Kim Jong Un, the leader of North Korea, arrived via train in Russia on Wednesday, a day ahead of his summit with President Vladimir Putin.
Russian state media showed Kim's armored train arriving at Vladivostok, a port city on the Pacific coast. North Korean attendants polished the outside of Kim's train car as it pulled into the station. The door to Kim's carriage was intended to line up with a red carpet. The train overshot its mark by a few feet. Everyone waited as the train backed up. Kim finally exited.
The North Korean leader, smiling and wearing a black hat, was greeted by Vladivostok's regional governor. The two walked toward the street and briefly watched a small military parade before Kim was spirited away in his limousine, surrounded by a jogging phalanx of bodyguards.

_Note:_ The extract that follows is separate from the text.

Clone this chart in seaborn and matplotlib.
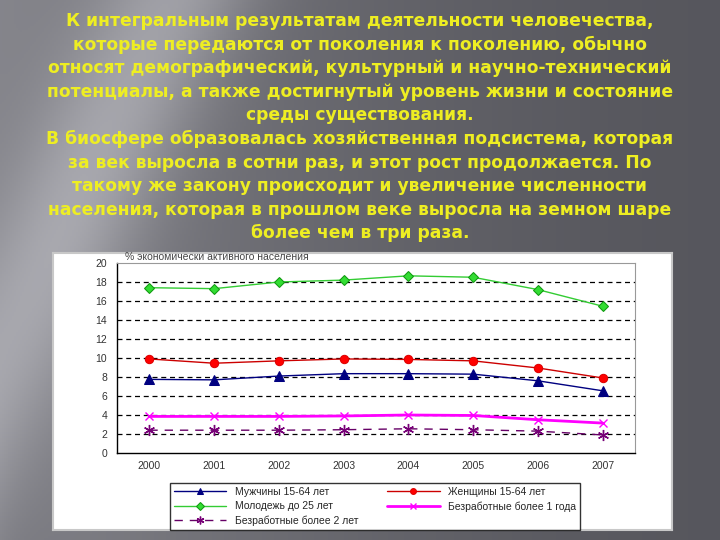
import matplotlib.pyplot as plt
import numpy as np
import seaborn as sns
import pandas as pd

sns.set_style("white")
plt.rcParams['font.family'] = ['Liberation Sans', 'DejaVu Sans']

# данные
years = ['2000', '2001', '2002', '2003', '2004', '2005', '2006', '2007']
men = [7.75, 7.7, 8.1, 8.35, 8.35, 8.3, 7.6, 6.55]
women = [9.9, 9.45, 9.7, 9.9, 9.85, 9.7, 8.95, 7.9]
youth = [17.4, 17.3, 18.0, 18.2, 18.65, 18.5, 17.2, 15.45]
unemp1 = [3.85, 3.85, 3.85, 3.9, 4.0, 3.95, 3.5, 3.15]
unemp2 = [2.4, 2.4, 2.4, 2.45, 2.55, 2.45, 2.3, 1.9]

names = ['Мужчины 15-64 лет', 'Женщины 15-64 лет', 'Молодежь до 25 лет',
         'Безработные более 1 года', 'Безработные более 2 лет']
y_ticks = list(range(0, 21, 2))
chart_title = '% экономически активного населения'

text_lines = [
    'К интегральным результатам деятельности человечества,',
    'которые передаются от поколения к поколению, обычно',
    'относят демографический, культурный и научно-технический',
    'потенциалы, а также достигнутый уровень жизни и состояние',
    'среды существования.',
    'В биосфере образовалась хозяйственная подсистема, которая',
    'за век выросла в сотни раз, и этот рост продолжается. По',
    'такому же закону происходит и увеличение численности',
    'населения, которая в прошлом веке выросла на земном шаре',
    'более чем в три раза.',
]

fig = plt.figure(figsize=(7.2, 5.4), dpi=100)

# фон слайда (серый градиент со светлой полосой слева)
bg = fig.add_axes([0, 0, 1, 1])
xx, yy = np.meshgrid(np.linspace(0, 1, 360), np.linspace(0, 1, 270))
base = 0.34 + 0.18 * (1 - xx) ** 1.6
band = 0.17 * np.exp(-((xx - 0.24 + 0.36 * yy) / 0.11) ** 2)
v = base + band - 0.05 * yy * np.exp(-(xx / 0.08) ** 2)
img = np.dstack([v, v, v + 0.025]).clip(0, 1)
bg.imshow(img, aspect='auto', extent=[0, 1, 0, 1], origin='upper')
bg.set_xlim(0, 1)
bg.set_ylim(0, 1)
bg.axis('off')

# текст
for i, line in enumerate(text_lines):
    fig.text(0.5, 1 - (21 + i * 23.6) / 540, line, ha='center', va='center',
             color='#eeee22', fontsize=12.3, fontweight='bold',
             family='DejaVu Sans')

# белая подложка диаграммы
box = fig.add_axes([53 / 720, 1 - 530 / 540, 619 / 720, 277 / 540])
box.set_facecolor('white')
box.set_xticks([])
box.set_yticks([])
for s in box.spines.values():
    s.set_color('#c8c8c8')
    s.set_linewidth(1.5)

ax = fig.add_axes([117 / 720, 1 - 453 / 540, 518 / 720, 190 / 540])
ax.set_facecolor('white')

df = pd.DataFrame({'year': years, 'men': men, 'women': women, 'youth': youth,
                   'unemp1': unemp1, 'unemp2': unemp2})

styles = [
    ('men', dict(color='#000080', marker='^', markersize=7, lw=1.0,
                 markeredgecolor='#000080')),
    ('women', dict(color='#cc0000', marker='o', markersize=6, lw=1.0,
                   markerfacecolor='red', markeredgecolor='#dd0000')),
    ('youth', dict(color='#33cc33', marker='D', markersize=5.5, lw=1.0,
                   markerfacecolor='#33dd33', markeredgecolor='#119911')),
    ('unemp1', dict(color='#ff00ff', marker='x', markersize=6, lw=2.0,
                    markeredgewidth=1.0, markeredgecolor='#ff00ff')),
    ('unemp2', dict(color='#660066', marker=(6, 2, 0), markersize=8, lw=1.0,
                    dashes=(6, 5), markeredgewidth=1.0,
                    markeredgecolor='#770077')),
]
for (col, kw), name in zip(styles, names):
    sns.lineplot(data=df, x='year', y=col, ax=ax, label=name, **kw)

ax.set_xlim(-0.5, 7.5)
ax.set_ylim(0, 20)
ax.set_yticks(y_ticks)
ax.set_yticklabels([str(t) for t in y_ticks], fontsize=7.5, color='#333333')
ax.set_xticks(range(len(years)))
ax.set_xticklabels(years, fontsize=7.5, color='#333333')
ax.set_xticks(np.arange(-0.5, 8, 1), minor=True)
ax.tick_params(axis='x', which='major', length=0, pad=6)
ax.tick_params(axis='x', which='minor', length=4, color='black', direction='out')
ax.tick_params(axis='y', length=3, color='black', direction='out', pad=4)
ax.set_xlabel('')
ax.set_ylabel('')
for t in y_ticks[1:-1]:
    ax.axhline(t, color='black', lw=0.9, ls=(0, (4, 3)), zorder=0)
for s in ['top', 'right']:
    ax.spines[s].set_color('#999999')
    ax.spines[s].set_linewidth(0.8)
for s in ['left', 'bottom']:
    ax.spines[s].set_color('black')
    ax.spines[s].set_linewidth(1.0)

fig.text(125 / 720, 1 - 257 / 540, chart_title, fontsize=7.5, color='#444444',
         ha='left', va='center')

handles, labels = ax.get_legend_handles_labels()
ax.get_legend().remove()
order = [0, 2, 4, 1, 3]
leg = fig.legend([handles[i] for i in order], [labels[i] for i in order],
                 loc='lower left', ncol=2, mode='expand',
                 bbox_to_anchor=(170 / 720, 1 - 530 / 540, 410 / 720, 52 / 540),
                 fontsize=7.5, handlelength=5, frameon=True, fancybox=False,
                 borderaxespad=0, labelspacing=0.4, columnspacing=1.0,
                 markerscale=0.7)
leg.get_frame().set_edgecolor('black')
leg.get_frame().set_linewidth(1.0)

fig.savefig('out.png', dpi=100)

This is Kim's first trip to Russia and first meeting with Putin.
Kim, who began ruling North Korea in 2011, is expected to stay there days, but the trip has been shrouded in secrecy.
Thursday's summit will be on the campus of Far East Federal University on Russky Island, which is linked to Vladivostok by bridge.
After the summit, Kim reportedly plans to tour cultural sites, possibly including, as reported by the Russian newspaper Kommersant, the Mariinsky Theater and the Russian Pacific Fleet's museum.
Kim's sister, Kim Yo Jong, reportedly landed in Vladivostok on Monday, while Kim's chief of protocol, Kim Chang Son, has been in the city since last week supervising preparations, according to Russian and South Korean media reports.
Kim avoids flying. After his 420-mile trip from Pyongyang by armored train, he was greeted by women in traditional folks dresses who offered him bread and salt -- as is tradition.
The meeting between Kim and Putin comes as North Korea and the United States still can't agree on much of anything. A second summit between Kim and President Donald Trump abruptly ended in February with nothing resolved.
The North Koreans have since claimed to have tested a new weapon and asked that Secretary of State Mike Pompeo no longer be involved in negotiations between the two nations.
Dmitry Peskov, a Kremlin spokesman, said Putin and Kim will discuss questions surrounding North Korea's nuclear ambitions as well as bilateral issues. Kim told a Russian state TV reporter he hoped to advance concrete efforts for ending the Korean Peninsula conflict.
Russia portrays itself as friendly toward North Korea and often criticizes the U.S. for refusing to make concessions. Russia supports North Korea's economy, even when sanctioning it, as tens of thousands of North Koreans work in Russia -- mostly as laborers -- in defiance of a U.N. ban.
South Korea's foreign ministry said last week it hoped the Kim-Putin summit proves "an opportunity that contributes to positive progress" toward denuclearization, but most experts aren't expecting much -- they believe Russia is holding the meeting now to demonstrate strength and that Kim made the trip to show he had other geopolitical options after he and Trump failed to cut a deal in Vietnam.